Personal details
- Born: 1922 Prisi Saroo, Halabja
- Died: May 12, 1999 (aged 76–77) Damascus, Syria
- Resting place: Halabja
- Children: Zubair Abdulaziz
- Parent: Mullah Abdulaziz Halabji (father);
- Occupation: Religious leader, politician, militant leader

Military service
- Allegiance: Kurdish mujahideen
- Branch/service: Kurdistan Islamic Movement
- Rank: Leader

= Osman Abdulaziz =

Kurdish Islamic scholar and politician

Mullah Osman Abdulaziz (عوسمان عەبدولعەزیز) was a Kurdish Islamic scholar and politician in Iraqi Kurdistan. He created the Kurdistan Islamic Movement. He was famous for declaring jihad against Saddam Hussein's government.

== Life ==
Osman Abdulaziz was born in 1922 in the village of Prisi Saroo close to Halabja to a religious Sunni Kurd family. His father, Abdulaziz, was the Imam of the mosque of Prisi Saroo village. Osman studied the Qur'an, Persian, Arabic, and many other subjects such as grammar and literature. He then went from his village to Trifa village and studied all the basic sciences with Mullah Salih Abdulkarim, a well-known Kurdish Islamic scholar who was his cousin.
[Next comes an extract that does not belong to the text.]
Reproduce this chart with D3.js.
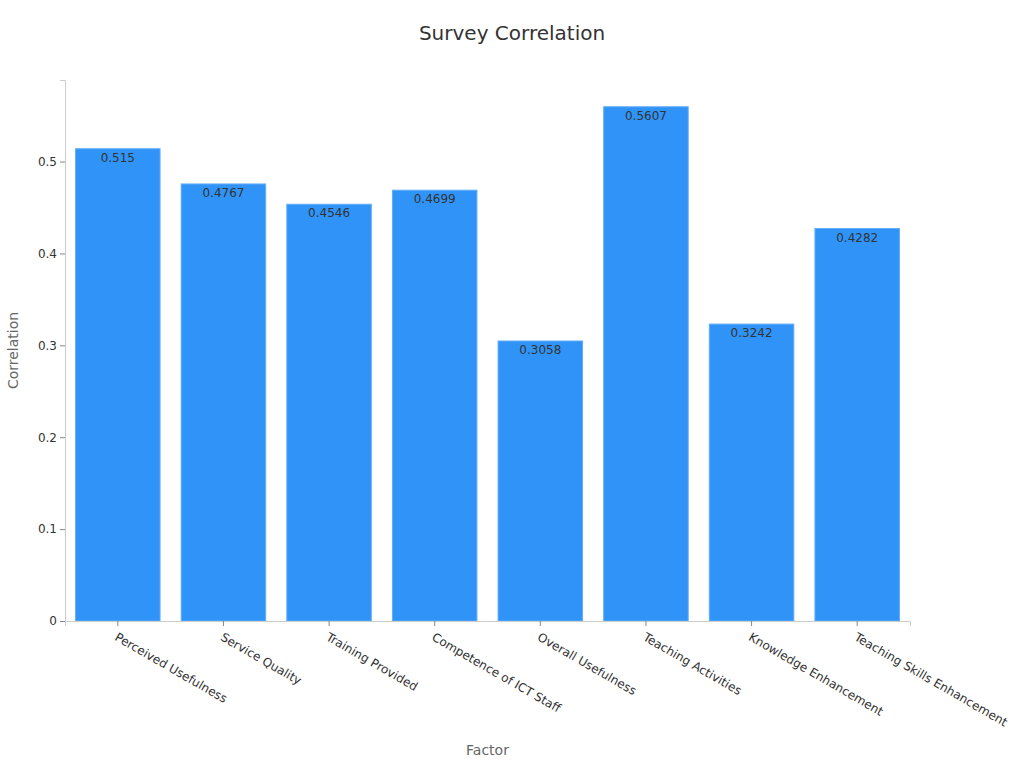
<!DOCTYPE html>
<html>
<head>
<meta charset="utf-8">
<script src="https://cdn.jsdelivr.net/npm/d3@7"></script>
<style>
  body { margin: 0; background: #fff; }
  svg { font-family: "DejaVu Sans", sans-serif; }
</style>
</head>
<body>
<svg id="chart" width="1024" height="768"></svg>
<script>
const factors = [
  "Perceived Usefulness", "Service Quality", "Training Provided", "Competence of ICT Staff",
  "Overall Usefulness", "Teaching Activities", "Knowledge Enhancement", "Teaching Skills Enhancement"
];
const correlations = [0.515, 0.4767, 0.4546, 0.4699, 0.3058, 0.5607, 0.3242, 0.4282];
const yTicks = [0, 0.1, 0.2, 0.3, 0.4, 0.5];

const svg = d3.select("#chart");
const margin = { top: 80, right: 114, bottom: 147, left: 65 };
const width = 1024 - margin.left - margin.right;
const height = 768 - margin.top - margin.bottom;

const g = svg.append("g")
  .attr("transform", `translate(${margin.left},${margin.top})`);

const x = d3.scaleBand()
  .domain(factors)
  .range([0, width])
  .paddingInner(0.2)
  .paddingOuter(0.1);

const y = d3.scaleLinear()
  .domain([0, d3.max(correlations) * 1.05])
  .range([height, 0]);

// bars
g.selectAll("rect.bar")
  .data(factors)
  .enter()
  .append("rect")
  .attr("class", "bar")
  .attr("x", d => x(d))
  .attr("y", (d, i) => y(correlations[i]) + 1)
  .attr("width", x.bandwidth())
  .attr("height", (d, i) => height - y(correlations[i]) - 1)
  .attr("fill", "#2f93f7")
  .attr("stroke", "#62adf7")
  .attr("stroke-width", 1);

// value labels
g.selectAll("text.val")
  .data(factors)
  .enter()
  .append("text")
  .attr("class", "val")
  .attr("x", d => x(d) + x.bandwidth() / 2)
  .attr("y", (d, i) => y(correlations[i]) + 14)
  .attr("text-anchor", "middle")
  .attr("font-size", 12)
  .attr("fill", "#333")
  .text((d, i) => correlations[i]);

// x axis
const xAxis = g.append("g")
  .attr("transform", `translate(0,${height})`)
  .call(d3.axisBottom(x).tickSizeOuter(0).tickSize(5));
xAxis.select(".domain").attr("stroke", "#ccc");
xAxis.selectAll(".tick line").attr("stroke", "#888");
xAxis.selectAll(".tick text")
  .attr("font-size", 12)
  .attr("font-family", "DejaVu Sans, sans-serif")
  .attr("fill", "#333")
  .attr("text-anchor", "start")
  .attr("transform", "rotate(30)")
  .attr("x", 6)
  .attr("y", 18)
  .attr("dy", "0");

// y axis
const yAxis = g.append("g")
  .call(d3.axisLeft(y).tickValues(yTicks).tickFormat(d => d === 0 ? "0" : d3.format(".1f")(d)).tickSizeOuter(0).tickSize(5));
yAxis.select(".domain").attr("stroke", "#ccc");
yAxis.selectAll(".tick line").attr("stroke", "#888");
yAxis.selectAll(".tick text")
  .attr("font-size", 12)
  .attr("font-family", "DejaVu Sans, sans-serif")
  .attr("fill", "#333");

// title
svg.append("text")
  .attr("x", 512)
  .attr("y", 40)
  .attr("text-anchor", "middle")
  .attr("font-size", 20)
  .attr("fill", "#333")
  .text("Survey Correlation");

svg.append("text")
  .attr("x", margin.left + width / 2)
  .attr("y", 755)
  .attr("text-anchor", "middle")
  .attr("font-size", 14)
  .attr("fill", "#666")
  .text("Factor");

svg.append("text")
  .attr("transform", `translate(18,${margin.top + height / 2}) rotate(-90)`)
  .attr("text-anchor", "middle")
  .attr("font-size", 14)
  .attr("fill", "#666")
  .text("Correlation");
</script>
</body>
</html>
Osman completed all his religious and linguistic studies when he was 18. In 1935, he succeeded his father in becoming the Imam of the local Mosque. Osman taught at and served Kurdish mosques for more than 50 years. He died on May 12, 1999, in Damascus, Syria, and his body was brought back to Halabja and buried with his wife Atiya and his son Zubair.